LIMA, (Reuters) – Peru’s centrist President Martin Vizcarra swore in a new Cabinet yesterday as a challenge to his leadership by dismissed lawmakers fizzled out, potentially ushering in a rare period of political calm in the South American nation.
No public institution or foreign power has backed the right-wing opposition’s charge that Vizcarra illegally dissolved Congress on Monday, though former lawmakers have vowed to ask Peru’s top court to intervene to halt what they deemed a “coup.”
The past three years in Peru have been marked by repeated clashes between the executive and legislative branches and back-to-back corruption scandals, including one that led former President Pedro Pablo Kuczynski to resign in March of last year.
Vizcarra invoked a nuclear option in the constitution to close Congress and call new legislative elections, forcing him to reshuffle his Cabinet as well.
Vizcarra, who served as Kuczynski’s vice president, said the move was needed to end a year-long standoff with the opposition over his efforts to stamp out corruption in institutions discredited by protracted graft scandals.
In a ceremony at the presidential palace, Vizcarra changed most of his ministers, naming Harvard-trained public administrator Maria Antonieta Alva as finance minister and Juan Carlos Liu, an engineer from the energy sector, as energy and mines minister.
The appointments did not indicate any major shift in policy in Peru, the world’s No. 2 copper producer and one of Latin America’s most open economies.
But the official event suggested Peru was moving on from its worst political crisis in two decades with Vizcarra, who polls show to be one of Peru’s most popular recent leaders, firmly in charge.
Just four days ago, the opposition tried to anoint Vice President Mercedes Araoz as interim president, a designation she backed out of after she was accused of usurpation of functions and the military reaffirmed its loyalty to Vizcarra.
Police lifted a lockdown in the streets surrounding parliament after blocking dismissed lawmakers from re-entering, except for the 27 members on a committee tasked with administrative duties until a new Congress is installed.
Peru’s electoral authorities are organizing new legislative elections for Jan. 26, a time frame proposed by Vizcarra that the Organization of American States called “a constructive step” toward overcoming the crisis.
Vizcarra’s government may have an easier time passing legislation once new lawmakers take office, likely in the first few months of next year.

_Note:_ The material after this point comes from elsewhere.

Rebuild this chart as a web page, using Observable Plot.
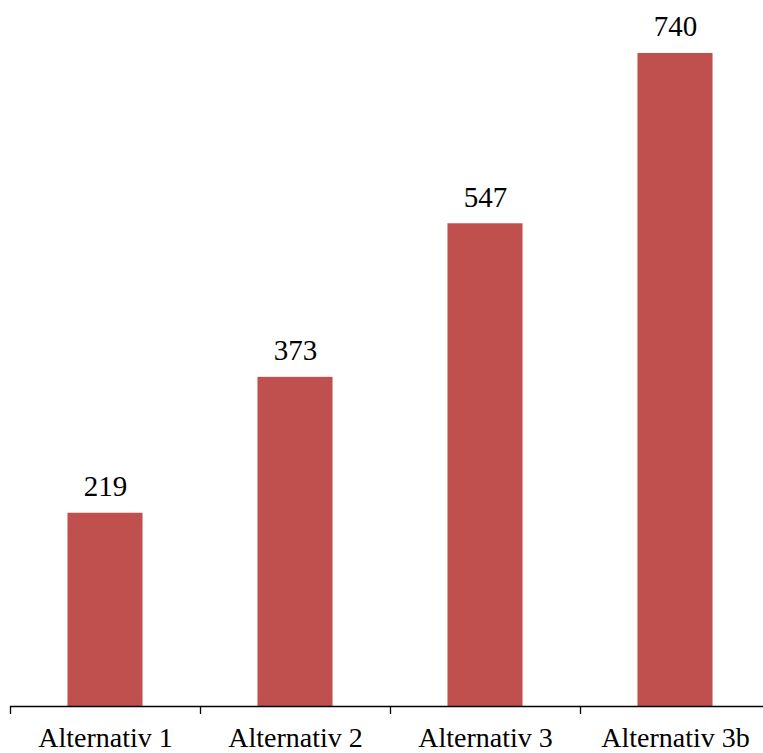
<!DOCTYPE html>
<html>
<head>
<meta charset="utf-8">
<script src="https://cdn.jsdelivr.net/npm/d3@7"></script>
<script src="https://cdn.jsdelivr.net/npm/@observablehq/plot@0.6"></script>
<style>
  html, body { margin: 0; padding: 0; background: #fff; overflow: hidden; }
  #chart svg { display: block; }
  #chart svg, #chart svg text { font-family: "Liberation Serif", "Times New Roman", Times, serif !important; }
</style>
</head>
<body>
<div id="chart"></div>
<script>
// Values per alternative
const categories = ["Alternativ 1", "Alternativ 2", "Alternativ 3", "Alternativ 3b"];
const values = [219, 373, 547, 740];
const yMax = 800;

const rows = categories.map((c, i) => ({category: c, value: values[i]}));

const width = 763;
const height = 753;
const marginLeft = 10;
const marginRight = -7;
const step = (width - marginLeft - marginRight) / categories.length;
const font = "Liberation Serif, Times New Roman, Times, serif";
const barColor = "#C0504D";

const chart = Plot.plot({
  width,
  height,
  marginLeft,
  marginRight,
  marginTop: 0,
  marginBottom: 47,
  style: {background: "#fff", color: "#000"},
  x: {domain: categories, paddingInner: 0.605, paddingOuter: 0.3025, align: 0.5, round: false, label: null},
  y: {domain: [0, yMax], axis: null},
  marks: [
    Plot.barY(rows, {x: "category", y: "value", fill: barColor}),
    Plot.text(rows, {
      x: "category", y: "value", text: d => String(d.value),
      lineAnchor: "bottom", dy: -17, fontSize: 29, fontFamily: font, fill: "#000"
    }),
    Plot.ruleY([0], {stroke: "#000", strokeWidth: 1.3}),
    // category boundary ticks below the baseline
    Plot.ruleX(categories, {x: d => d, y1: 0, y2: 0, dx: -step / 2, insetBottom: -8, stroke: "#000", strokeWidth: 1.3}),
    Plot.ruleX(categories.slice(-1), {x: d => d, y1: 0, y2: 0, dx: step / 2, insetBottom: -8, stroke: "#000", strokeWidth: 1.3}),
    Plot.axisX({tickSize: 0, tickPadding: 21, fontSize: 28, fontFamily: font, fill: "#000", label: null})
  ]
});

document.getElementById("chart").append(chart);
</script>
</body>
</html>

Until then, it can ready legislation to send Congress but cannot pass laws on its behalf.
Many of Vizcarra’s supporters back his efforts to clean up the ruling class and his tough stance with Popular Force, a party led by now-jailed former presidential candidate Keiko Fujimori that had a majority in the dissolved Congress.
Representatives of the party have accused Vizcarra of using outrage over corruption to orchestrate a power grab.
Vizcarra cannot run for re-election once his term ends in 2021.